### Stated goal
Beneath this task is a listing. State how many of its lines include the string "draw", giving nothing but the number.

-------- Supplied records --------

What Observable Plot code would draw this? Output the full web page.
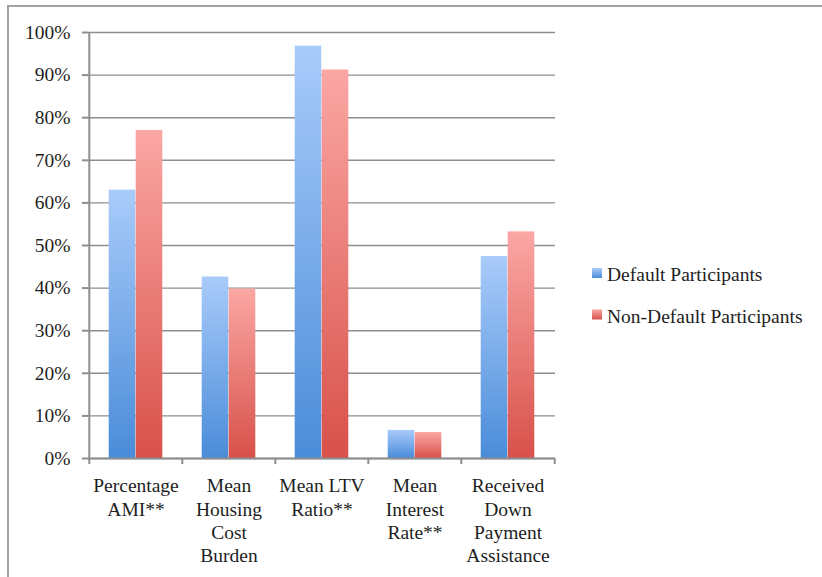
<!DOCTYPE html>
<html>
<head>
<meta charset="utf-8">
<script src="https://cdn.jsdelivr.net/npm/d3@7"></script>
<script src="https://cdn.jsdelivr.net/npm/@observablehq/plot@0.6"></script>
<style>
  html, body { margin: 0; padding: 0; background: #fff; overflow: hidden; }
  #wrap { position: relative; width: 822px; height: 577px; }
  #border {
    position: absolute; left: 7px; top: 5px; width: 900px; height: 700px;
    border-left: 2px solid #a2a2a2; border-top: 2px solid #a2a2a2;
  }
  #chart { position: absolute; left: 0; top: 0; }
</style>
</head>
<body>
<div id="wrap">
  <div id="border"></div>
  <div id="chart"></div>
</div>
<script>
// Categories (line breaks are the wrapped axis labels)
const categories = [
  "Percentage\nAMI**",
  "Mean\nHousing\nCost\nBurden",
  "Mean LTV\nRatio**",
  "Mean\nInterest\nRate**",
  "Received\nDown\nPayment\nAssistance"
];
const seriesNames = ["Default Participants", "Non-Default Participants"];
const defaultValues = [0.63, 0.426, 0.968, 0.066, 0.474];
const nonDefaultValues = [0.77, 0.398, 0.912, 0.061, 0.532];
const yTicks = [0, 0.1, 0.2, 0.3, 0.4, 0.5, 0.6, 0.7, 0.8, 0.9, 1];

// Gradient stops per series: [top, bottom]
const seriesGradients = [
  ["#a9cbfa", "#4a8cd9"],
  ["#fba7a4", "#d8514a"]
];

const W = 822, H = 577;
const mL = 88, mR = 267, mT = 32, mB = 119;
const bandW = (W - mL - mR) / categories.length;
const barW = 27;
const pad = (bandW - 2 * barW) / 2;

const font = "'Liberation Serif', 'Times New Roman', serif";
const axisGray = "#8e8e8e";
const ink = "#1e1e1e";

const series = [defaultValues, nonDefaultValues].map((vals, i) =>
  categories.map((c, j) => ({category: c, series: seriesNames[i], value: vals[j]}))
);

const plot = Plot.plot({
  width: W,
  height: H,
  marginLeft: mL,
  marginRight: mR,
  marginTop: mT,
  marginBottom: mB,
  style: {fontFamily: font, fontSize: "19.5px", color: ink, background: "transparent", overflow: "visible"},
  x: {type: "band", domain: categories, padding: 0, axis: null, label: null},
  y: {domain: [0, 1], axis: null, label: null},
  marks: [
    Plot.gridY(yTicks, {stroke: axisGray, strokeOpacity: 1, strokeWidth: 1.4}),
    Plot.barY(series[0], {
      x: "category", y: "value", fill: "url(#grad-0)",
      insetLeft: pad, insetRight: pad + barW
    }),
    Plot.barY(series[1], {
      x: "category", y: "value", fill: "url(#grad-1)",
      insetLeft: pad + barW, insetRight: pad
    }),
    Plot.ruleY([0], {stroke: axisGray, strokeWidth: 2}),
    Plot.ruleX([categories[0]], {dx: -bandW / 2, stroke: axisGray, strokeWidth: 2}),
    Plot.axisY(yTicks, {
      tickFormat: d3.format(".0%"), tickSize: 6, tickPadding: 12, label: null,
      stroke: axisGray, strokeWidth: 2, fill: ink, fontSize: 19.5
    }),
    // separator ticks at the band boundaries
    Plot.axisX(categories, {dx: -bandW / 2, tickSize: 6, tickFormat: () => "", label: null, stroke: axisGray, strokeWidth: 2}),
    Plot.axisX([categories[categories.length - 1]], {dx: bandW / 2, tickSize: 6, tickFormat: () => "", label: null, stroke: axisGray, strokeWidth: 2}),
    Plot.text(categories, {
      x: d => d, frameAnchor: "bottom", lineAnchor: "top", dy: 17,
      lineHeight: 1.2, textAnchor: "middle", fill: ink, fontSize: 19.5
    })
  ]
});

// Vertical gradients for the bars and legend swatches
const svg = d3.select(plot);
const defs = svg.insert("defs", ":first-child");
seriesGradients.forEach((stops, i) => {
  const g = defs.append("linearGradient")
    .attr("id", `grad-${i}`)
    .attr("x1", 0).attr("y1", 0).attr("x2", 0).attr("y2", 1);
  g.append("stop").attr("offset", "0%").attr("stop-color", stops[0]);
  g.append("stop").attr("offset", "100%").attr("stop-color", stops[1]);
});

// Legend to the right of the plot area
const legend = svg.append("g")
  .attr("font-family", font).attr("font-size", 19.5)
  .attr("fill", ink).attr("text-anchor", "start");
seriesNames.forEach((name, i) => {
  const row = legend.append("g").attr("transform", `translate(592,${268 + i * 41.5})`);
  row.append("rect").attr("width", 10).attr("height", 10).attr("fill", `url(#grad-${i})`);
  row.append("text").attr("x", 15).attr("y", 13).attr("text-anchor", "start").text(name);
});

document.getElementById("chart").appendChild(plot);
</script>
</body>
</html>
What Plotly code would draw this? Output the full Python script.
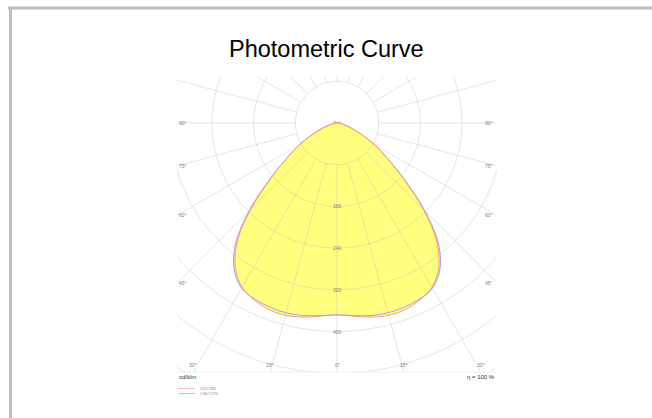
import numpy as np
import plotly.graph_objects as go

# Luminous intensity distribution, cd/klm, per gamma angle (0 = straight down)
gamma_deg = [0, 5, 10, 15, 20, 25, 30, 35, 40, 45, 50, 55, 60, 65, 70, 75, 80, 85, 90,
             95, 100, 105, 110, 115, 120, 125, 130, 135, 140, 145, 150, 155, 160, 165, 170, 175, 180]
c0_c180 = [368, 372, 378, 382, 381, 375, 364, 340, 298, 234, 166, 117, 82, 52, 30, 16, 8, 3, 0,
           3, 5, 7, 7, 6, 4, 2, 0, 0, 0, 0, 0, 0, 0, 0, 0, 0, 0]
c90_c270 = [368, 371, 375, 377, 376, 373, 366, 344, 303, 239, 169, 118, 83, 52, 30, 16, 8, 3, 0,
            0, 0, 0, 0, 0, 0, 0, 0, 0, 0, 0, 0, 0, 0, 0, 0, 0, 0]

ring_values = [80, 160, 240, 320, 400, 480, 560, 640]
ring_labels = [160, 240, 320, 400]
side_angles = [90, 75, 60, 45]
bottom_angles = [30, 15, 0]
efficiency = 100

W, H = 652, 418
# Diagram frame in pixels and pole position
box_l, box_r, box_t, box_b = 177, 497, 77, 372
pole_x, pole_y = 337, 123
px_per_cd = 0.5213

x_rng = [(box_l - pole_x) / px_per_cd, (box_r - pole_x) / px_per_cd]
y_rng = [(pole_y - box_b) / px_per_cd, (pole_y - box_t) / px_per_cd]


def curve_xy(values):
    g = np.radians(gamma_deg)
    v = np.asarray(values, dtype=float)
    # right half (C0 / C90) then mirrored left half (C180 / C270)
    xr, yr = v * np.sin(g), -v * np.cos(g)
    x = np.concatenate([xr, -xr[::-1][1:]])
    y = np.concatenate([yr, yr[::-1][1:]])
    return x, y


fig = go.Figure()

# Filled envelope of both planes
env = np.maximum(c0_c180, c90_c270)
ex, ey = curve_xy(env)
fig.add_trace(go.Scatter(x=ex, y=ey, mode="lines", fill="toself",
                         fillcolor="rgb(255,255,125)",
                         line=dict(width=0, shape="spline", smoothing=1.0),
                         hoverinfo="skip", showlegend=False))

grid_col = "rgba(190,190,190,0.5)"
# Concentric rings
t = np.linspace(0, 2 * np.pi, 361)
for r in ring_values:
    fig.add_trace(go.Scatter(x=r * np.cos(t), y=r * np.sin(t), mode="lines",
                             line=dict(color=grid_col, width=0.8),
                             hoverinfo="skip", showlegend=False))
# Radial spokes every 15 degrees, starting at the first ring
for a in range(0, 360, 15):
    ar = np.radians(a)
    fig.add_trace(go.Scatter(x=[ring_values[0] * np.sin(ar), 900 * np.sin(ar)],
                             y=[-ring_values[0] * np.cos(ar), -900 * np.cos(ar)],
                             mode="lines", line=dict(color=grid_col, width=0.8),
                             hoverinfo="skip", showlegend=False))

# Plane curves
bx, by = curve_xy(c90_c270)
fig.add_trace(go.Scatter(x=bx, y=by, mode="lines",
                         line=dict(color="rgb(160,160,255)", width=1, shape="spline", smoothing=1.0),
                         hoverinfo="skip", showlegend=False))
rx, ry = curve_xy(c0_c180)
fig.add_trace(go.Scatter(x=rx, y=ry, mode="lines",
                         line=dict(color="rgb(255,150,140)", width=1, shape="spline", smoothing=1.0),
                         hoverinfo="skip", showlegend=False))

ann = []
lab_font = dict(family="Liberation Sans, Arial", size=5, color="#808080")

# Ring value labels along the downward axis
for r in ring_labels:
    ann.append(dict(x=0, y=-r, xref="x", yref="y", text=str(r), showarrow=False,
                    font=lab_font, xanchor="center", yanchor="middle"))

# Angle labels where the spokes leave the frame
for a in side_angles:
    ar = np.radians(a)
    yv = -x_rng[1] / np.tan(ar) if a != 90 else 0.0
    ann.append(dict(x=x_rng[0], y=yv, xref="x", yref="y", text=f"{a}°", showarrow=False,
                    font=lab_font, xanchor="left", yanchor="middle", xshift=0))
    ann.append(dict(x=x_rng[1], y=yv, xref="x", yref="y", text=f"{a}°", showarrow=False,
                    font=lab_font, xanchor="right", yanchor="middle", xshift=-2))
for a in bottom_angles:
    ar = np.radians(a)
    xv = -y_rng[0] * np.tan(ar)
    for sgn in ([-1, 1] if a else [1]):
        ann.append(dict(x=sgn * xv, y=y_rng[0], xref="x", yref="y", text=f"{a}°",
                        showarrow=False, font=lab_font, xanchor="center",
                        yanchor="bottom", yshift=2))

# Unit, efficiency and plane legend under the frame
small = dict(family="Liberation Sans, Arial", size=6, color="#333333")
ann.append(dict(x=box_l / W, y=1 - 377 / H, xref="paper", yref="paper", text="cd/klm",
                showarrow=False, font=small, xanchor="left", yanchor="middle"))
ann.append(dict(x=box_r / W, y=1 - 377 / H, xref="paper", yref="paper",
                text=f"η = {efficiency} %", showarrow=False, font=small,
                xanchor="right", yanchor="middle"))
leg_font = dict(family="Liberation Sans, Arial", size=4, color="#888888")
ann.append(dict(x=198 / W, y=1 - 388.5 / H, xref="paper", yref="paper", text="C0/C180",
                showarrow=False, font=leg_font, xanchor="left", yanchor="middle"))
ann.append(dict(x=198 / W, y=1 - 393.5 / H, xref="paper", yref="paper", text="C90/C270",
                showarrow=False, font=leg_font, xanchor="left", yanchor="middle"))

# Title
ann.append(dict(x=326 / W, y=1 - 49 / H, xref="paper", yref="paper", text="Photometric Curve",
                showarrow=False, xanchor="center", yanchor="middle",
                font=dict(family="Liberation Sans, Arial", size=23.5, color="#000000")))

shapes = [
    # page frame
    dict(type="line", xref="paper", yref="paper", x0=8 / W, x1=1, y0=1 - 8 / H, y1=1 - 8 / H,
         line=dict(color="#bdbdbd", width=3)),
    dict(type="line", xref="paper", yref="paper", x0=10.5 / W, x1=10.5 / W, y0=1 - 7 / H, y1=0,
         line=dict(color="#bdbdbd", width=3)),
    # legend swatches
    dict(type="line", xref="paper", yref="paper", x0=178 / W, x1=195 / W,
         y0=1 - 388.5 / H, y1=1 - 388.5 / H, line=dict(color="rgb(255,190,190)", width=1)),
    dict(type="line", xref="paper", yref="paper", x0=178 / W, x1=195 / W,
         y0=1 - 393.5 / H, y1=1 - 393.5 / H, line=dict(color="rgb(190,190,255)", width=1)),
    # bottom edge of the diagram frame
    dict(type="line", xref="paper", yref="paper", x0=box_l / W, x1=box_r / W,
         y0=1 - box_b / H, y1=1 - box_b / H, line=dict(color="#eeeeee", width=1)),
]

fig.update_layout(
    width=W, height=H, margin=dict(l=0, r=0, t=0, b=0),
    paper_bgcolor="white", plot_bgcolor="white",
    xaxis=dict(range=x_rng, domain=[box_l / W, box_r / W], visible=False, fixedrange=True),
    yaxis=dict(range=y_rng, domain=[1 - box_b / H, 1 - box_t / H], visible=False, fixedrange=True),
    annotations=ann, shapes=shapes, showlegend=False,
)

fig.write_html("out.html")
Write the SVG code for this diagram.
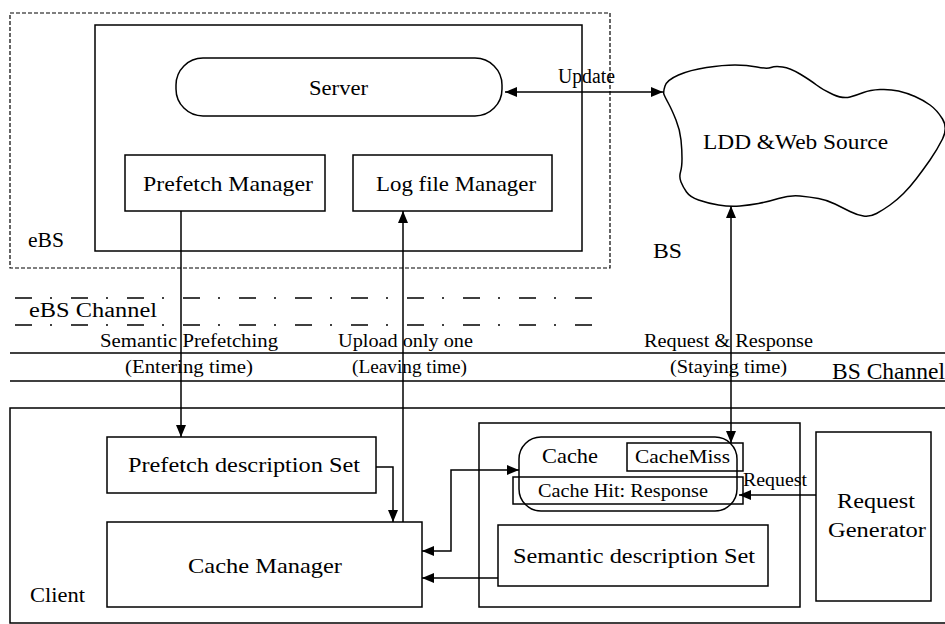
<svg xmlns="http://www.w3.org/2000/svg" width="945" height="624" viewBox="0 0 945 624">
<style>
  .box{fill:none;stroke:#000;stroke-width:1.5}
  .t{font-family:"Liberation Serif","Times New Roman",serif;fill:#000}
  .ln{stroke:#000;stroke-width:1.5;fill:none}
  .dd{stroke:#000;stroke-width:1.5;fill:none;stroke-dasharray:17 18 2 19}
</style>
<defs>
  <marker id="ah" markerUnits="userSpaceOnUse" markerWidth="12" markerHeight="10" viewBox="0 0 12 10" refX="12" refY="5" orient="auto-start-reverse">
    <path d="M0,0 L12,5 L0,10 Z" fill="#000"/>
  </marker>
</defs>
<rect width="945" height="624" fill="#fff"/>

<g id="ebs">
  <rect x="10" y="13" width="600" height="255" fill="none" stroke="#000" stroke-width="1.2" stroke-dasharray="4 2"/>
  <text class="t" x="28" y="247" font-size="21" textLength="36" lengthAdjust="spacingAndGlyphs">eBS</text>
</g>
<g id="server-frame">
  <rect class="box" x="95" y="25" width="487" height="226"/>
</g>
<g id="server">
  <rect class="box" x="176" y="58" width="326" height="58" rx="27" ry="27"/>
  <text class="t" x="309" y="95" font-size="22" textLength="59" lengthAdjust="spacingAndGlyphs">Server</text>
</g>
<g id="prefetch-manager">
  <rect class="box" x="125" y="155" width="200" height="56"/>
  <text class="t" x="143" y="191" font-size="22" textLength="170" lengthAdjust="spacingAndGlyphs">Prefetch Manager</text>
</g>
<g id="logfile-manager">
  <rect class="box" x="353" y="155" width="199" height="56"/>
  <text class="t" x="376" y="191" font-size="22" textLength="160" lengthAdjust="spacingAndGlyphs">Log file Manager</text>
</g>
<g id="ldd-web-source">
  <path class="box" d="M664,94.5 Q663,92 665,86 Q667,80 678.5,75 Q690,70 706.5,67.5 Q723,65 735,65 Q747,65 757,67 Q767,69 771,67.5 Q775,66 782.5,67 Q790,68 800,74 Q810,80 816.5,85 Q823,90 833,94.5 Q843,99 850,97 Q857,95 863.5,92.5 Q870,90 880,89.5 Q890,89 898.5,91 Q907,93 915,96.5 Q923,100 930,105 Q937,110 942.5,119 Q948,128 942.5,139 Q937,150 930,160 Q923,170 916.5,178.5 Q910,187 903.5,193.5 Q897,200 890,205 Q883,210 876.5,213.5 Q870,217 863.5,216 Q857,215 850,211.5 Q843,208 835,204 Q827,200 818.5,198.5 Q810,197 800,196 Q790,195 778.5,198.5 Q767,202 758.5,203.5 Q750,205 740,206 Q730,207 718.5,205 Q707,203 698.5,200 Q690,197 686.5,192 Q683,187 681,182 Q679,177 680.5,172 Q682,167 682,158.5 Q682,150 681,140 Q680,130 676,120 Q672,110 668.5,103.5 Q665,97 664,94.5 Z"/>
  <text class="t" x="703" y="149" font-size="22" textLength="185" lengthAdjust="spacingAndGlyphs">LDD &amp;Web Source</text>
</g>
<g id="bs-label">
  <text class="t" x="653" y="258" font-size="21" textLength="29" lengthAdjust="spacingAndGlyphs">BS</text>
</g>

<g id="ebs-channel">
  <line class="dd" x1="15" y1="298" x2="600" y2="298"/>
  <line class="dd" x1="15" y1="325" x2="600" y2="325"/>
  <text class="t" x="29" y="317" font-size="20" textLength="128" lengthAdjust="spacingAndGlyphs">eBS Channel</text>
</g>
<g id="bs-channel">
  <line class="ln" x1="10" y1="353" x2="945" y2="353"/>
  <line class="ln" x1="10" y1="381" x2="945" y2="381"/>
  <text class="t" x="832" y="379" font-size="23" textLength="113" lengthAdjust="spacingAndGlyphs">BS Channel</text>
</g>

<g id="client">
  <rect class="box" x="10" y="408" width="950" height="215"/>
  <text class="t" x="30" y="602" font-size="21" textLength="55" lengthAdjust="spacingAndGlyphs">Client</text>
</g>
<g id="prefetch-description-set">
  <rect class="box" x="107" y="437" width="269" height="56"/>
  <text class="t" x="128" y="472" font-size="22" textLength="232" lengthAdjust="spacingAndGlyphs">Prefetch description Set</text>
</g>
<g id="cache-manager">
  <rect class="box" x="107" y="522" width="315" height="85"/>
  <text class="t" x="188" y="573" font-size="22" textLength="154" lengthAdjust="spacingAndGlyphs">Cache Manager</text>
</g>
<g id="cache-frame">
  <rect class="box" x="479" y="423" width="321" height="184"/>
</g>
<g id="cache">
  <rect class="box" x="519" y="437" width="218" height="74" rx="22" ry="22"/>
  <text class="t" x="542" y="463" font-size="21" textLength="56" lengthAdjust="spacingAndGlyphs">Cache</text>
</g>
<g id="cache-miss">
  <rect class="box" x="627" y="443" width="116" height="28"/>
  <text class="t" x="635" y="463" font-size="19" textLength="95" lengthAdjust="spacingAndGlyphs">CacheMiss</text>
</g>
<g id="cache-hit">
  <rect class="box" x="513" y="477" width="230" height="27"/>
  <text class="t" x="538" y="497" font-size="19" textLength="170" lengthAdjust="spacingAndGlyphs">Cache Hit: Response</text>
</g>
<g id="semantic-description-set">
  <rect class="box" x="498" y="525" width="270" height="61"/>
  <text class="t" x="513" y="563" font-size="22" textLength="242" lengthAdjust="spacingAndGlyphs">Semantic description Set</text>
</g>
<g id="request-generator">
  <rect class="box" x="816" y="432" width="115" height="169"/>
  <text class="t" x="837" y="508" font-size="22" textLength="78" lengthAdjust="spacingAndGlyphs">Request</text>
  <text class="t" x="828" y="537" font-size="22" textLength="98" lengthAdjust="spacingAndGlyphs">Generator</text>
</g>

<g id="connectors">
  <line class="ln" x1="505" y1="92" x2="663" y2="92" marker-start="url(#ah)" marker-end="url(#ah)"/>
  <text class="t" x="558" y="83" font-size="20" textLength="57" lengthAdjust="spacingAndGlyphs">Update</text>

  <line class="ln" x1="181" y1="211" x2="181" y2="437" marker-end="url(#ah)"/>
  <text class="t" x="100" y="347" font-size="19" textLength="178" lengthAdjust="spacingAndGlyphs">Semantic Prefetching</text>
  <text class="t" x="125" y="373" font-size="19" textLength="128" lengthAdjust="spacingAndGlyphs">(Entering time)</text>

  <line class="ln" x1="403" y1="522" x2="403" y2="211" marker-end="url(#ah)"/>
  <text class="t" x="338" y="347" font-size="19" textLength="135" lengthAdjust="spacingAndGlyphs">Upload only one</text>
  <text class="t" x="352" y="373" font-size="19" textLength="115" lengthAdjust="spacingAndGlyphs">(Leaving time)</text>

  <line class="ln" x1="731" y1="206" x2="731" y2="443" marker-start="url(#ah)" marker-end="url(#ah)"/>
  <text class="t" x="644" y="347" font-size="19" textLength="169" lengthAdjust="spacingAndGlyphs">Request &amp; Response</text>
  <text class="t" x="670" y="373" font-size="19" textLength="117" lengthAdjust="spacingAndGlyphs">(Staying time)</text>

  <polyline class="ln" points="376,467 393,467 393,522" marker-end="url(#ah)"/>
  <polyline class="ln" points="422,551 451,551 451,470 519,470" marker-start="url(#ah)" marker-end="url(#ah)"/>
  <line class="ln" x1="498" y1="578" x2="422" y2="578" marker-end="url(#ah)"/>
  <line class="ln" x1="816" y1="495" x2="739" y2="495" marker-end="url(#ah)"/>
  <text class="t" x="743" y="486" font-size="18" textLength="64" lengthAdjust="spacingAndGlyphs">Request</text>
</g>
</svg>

--------

### The solution
2